A monkey's birthday - ten words for the British landscape

A monkey's birthday - ten words for the British landscape

Marfer - Dominick Tyler

Writer Dominick Tyler shares ten evocative and unusual words for the British landscape and weather, from his book 'Uncommon Ground'.

Monkey's Birthdays and Fox's Weddings

Simultaneous rain and sunshine is a fleeting and often otherworldly event that has been given strangely similar idioms in a wide range of cultures around the world. In parts of Dorset and Somerset it’s know as a “monkey’s birthday”. In other countries animal nuptials seem to feature widely, apparently there are versions of “fox’s wedding” in Bangladesh, Brazil, Finland, Japan, Italy (Calabria and Salento) and Portugal. Bulgarians replace the foxes with bears, for the Koreans it’s tigers and the equivalent phrase in arabic is “the rats are getting married”. In France and Morocco it’s a wolf’s wedding. South Africans can choose between the Zulu phrase umshado wezinkawu, “a wedding for monkeys”, and the Afrikaans jakkalstrou, “jackals wedding”.

Hell and the devil are also commonly invoked. The Dutch and Germans have versions of “There’s a party going on in hell”. This is already a lot of coincidences but just pause for a moment to consider the extraordinary fact that the people of the Pacific island nation of Vanuatu and the disputed Black Sea republic of Abkhazia have both independently decided on the same story: in the Bislama pidgin of Vanuatu it’s “ol devel oli mared” or “the devils are getting married”, which is an identical phrase to the one used in Abkhazia.

Hawaii has my favourite phrase - “ghost rain”, which I think captures the weird atmosphere of this phenomenon beautifully.

The Hungarians offer an altogether darker interpretation with “the devil is beating his wife” and other variations on this theme of demonic domestics abound in the US, where there are even associated instructions on how to eavesdrop on the commotion: by putting your ear to a rock, or to a pin in the ground, or to a horseshoe wrapped in cloth on the ground.

In Russia they call it “mushroom rain”, which for me conjures images of nuclear fallout but which is presumably because the combination of warmth and moisture is good for fungus. Hawaii has my favourite phrase - “ghost rain”, which I think captures the weird atmosphere of this phenomenon beautifully.

Monkey's Birthday - Dominick Tyler

Monkey's Birthday - Dominick Tyler


Flatfish hunt by ambush, making use of their shape and camouflage to lurk inconspicuously just beneath the surface of the sand and await unwary passers-by. Whilst they are in this state of concealment however some are themselves preyed upon by an unusual form of fishing.

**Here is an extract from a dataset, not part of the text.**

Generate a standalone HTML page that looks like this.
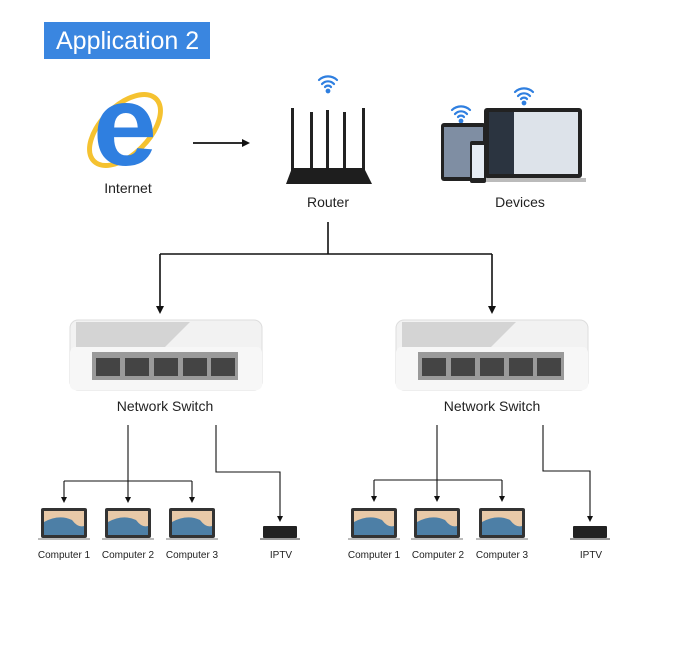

Flounder tramping involves wading barefoot in the shallows of the rising tide to seek out buried fish with your feet. Sensitive toes are useful but success absolutely depends on being able to replace the strong urge to lift your foot when something squirms beneath it with a reflex to press down and secure your catch. This method of fishing had been used in Scotland and the North of England for centuries, and while it’s no longer a working practice it’s kept alive in the small village of Palnackie in Dumfries and Galloway, which holds an annual Flounder Tramping Championship. In Cumbria a “doake” is the shallow platter-shaped  indentation in the sand that remains when a flounder, plaice, sole or similar, has left it’s concealment to pursue food or to escape capture.

Since the fish are practically invisible once they have shuffled themselves into place, doakes can often be the only indication to would-be trampers that there are, or have been, fish nearby. If you find a doake while you’re paddling in the shallows you might want to mentally prepare yourself for the chance that your next footstep could secure your next meal.

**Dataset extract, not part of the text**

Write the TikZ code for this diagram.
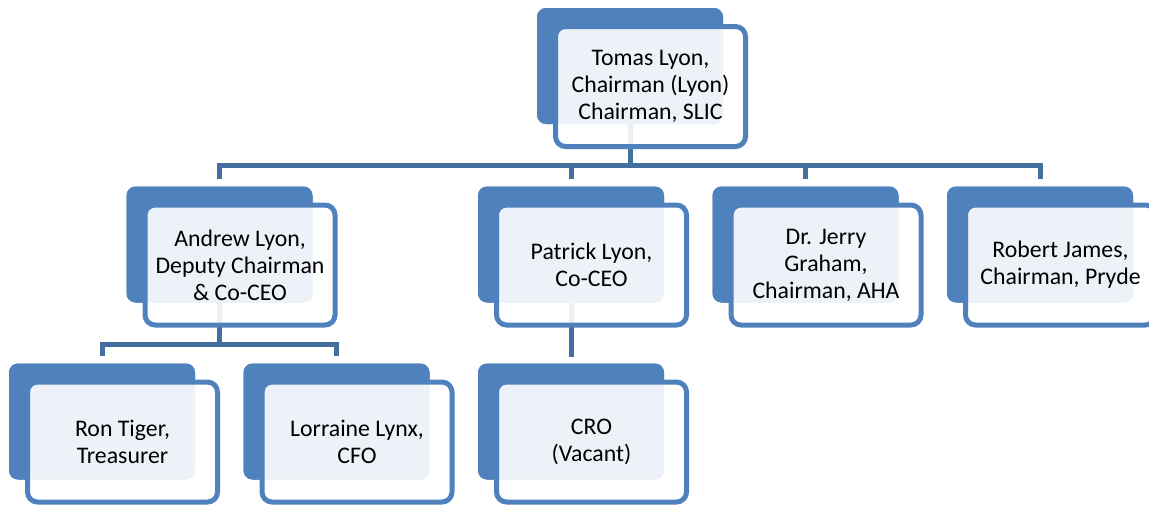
\documentclass[tikz,border=0pt]{standalone}
\usepackage{fontspec}
\setmainfont{Carlito}
\definecolor{boxblue}{HTML}{4F81BD}
\definecolor{connblue}{HTML}{44709F}
\begin{document}
\begin{tikzpicture}[x=1pt,y=-1pt,
  backbox/.style={rectangle, rounded corners=9pt, fill=boxblue, draw=none, inner sep=0pt,
    minimum width=186pt, minimum height=116pt},
  frontbox/.style={rectangle, rounded corners=10pt, draw=boxblue, line width=5pt,
    fill=white, fill opacity=0.9, text opacity=1, text=black, inner sep=2pt,
    minimum width=190pt, minimum height=120pt, align=center,
    font=\fontsize{23.8pt}{27pt}\selectfont, xshift=20.5pt, yshift=-20.5pt},
  conn/.style={draw=connblue, line width=5pt, line join=miter}]
\useasboundingbox (0,0) rectangle (1149,504);
% back boxes
\node[backbox] (tomas) at (630,66) {};
\node[backbox] (andrew) at (219.5,244.5) {};
\node[backbox] (patrick) at (571,244.5) {};
\node[backbox] (jerry) at (805.5,244.5) {};
\node[backbox] (robert) at (1040,244.5) {};
\node[backbox] (ron) at (102,421.5) {};
\node[backbox] (lorraine) at (336.5,421.5) {};
\node[backbox] (cro) at (571,421.5) {};
% connector coordinates
\coordinate (bar1) at (630,165.5);
\coordinate (bar2) at (219.5,344.5);
% connectors (behind boxes)
\draw[conn] (tomas.south) -- (bar1);
\draw[conn] ([yshift=7pt]andrew.north) |- (bar1) -| ([yshift=7pt]robert.north);
\draw[conn] ([yshift=7pt]patrick.north) -- (patrick.north |- bar1);
\draw[conn] ([yshift=7pt]jerry.north) -- (jerry.north |- bar1);
\draw[conn] (andrew.south) -- (bar2);
\draw[conn] ([yshift=7pt]ron.north) |- (bar2) -| ([yshift=7pt]lorraine.north);
\draw[conn] (patrick.south) -- ([yshift=6pt]cro.north);
% redraw back boxes above connectors
\node[backbox] at (tomas) {};
\node[backbox] at (andrew) {};
\node[backbox] at (patrick) {};
\node[backbox] at (jerry) {};
\node[backbox] at (robert) {};
\node[backbox] at (ron) {};
\node[backbox] at (lorraine) {};
\node[backbox] at (cro) {};
% front boxes
\node[frontbox] (tomasF) at (tomas) {Tomas Lyon,\\Chairman (Lyon)\\Chairman, SLIC};
\node[frontbox] (andrewF) at (andrew) {Andrew Lyon,\\Deputy Chairman\\\& Co-CEO};
\node[frontbox] (patrickF) at (patrick) {Patrick Lyon,\\Co-CEO};
\node[frontbox] (jerryF) at (jerry) {Dr. Jerry\\Graham,\\Chairman, AHA};
\node[frontbox] (robertF) at (robert) {Robert James,\\Chairman, Pryde};
\node[frontbox] (ronF) at (ron) {Ron Tiger,\\Treasurer};
\node[frontbox] (lorraineF) at (lorraine) {Lorraine Lynx,\\CFO};
\node[frontbox] (croF) at (cro) {CRO\\(Vacant)};
\end{tikzpicture}
\end{document}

Coined by the cartoon character Homer Simpson, “ass groove”, for the indentation left by habitual occupation of one spot on the sofa, is a useful term but it lacks poetry. “Doake” seems to me to be an ideal and appropriate alternative, perhaps for use in the presence of genteel relatives or to avoid confusion with the intergluteal cleft.

Doake - Dominick Tyler

Doake - Dominick Tyler


This is the Welsh word for causeway and its plural “sarnau" is the name given to a group of shingle reefs that extend in parallel out into Cardigan Bay. The Sarnau were once thought to be the remains of dykes that protected the lost kingdom of Cantre'r Gwaelod.

Depending on which version of the story you read the kingdom was overwhelmed by a spring tide when the either the appointed watchman got drunk and failed to close the sluice gates, or the maiden appointed to do so was seduced by a visiting king. The story thus came to be used as a multipurpose cautionary tale: intemperance or lust, take your pick, they’ll both lead to ruination.

The remnant tree stumps that are exposed at low spring tides on the west Welsh coastline have been carbon-dated to 2500BCE

Beneath the waves and the morality tales there is evidence that the Cantre’r Gwaelod legend has a basis in fact. Before the sea-level rose at the end of the last ice age, around 7,000 years ago, Cardigan Bay would have been a fertile forested plain into which the sea gradually encroached over the following 6000 years. The remnant tree stumps that are exposed at low spring tides on the west Welsh coastline have been carbon-dated to 2500BCE. It’s possible that this and the many other “deluge myths” around the world are the cultural remnants of the post-glacial flooding that profoundly changed the shape of the global landmasses. The sarnau are made up of material deposited by the receding ice sheets and so are themselves as much a product of this reshaping process as the legend with which they are associated.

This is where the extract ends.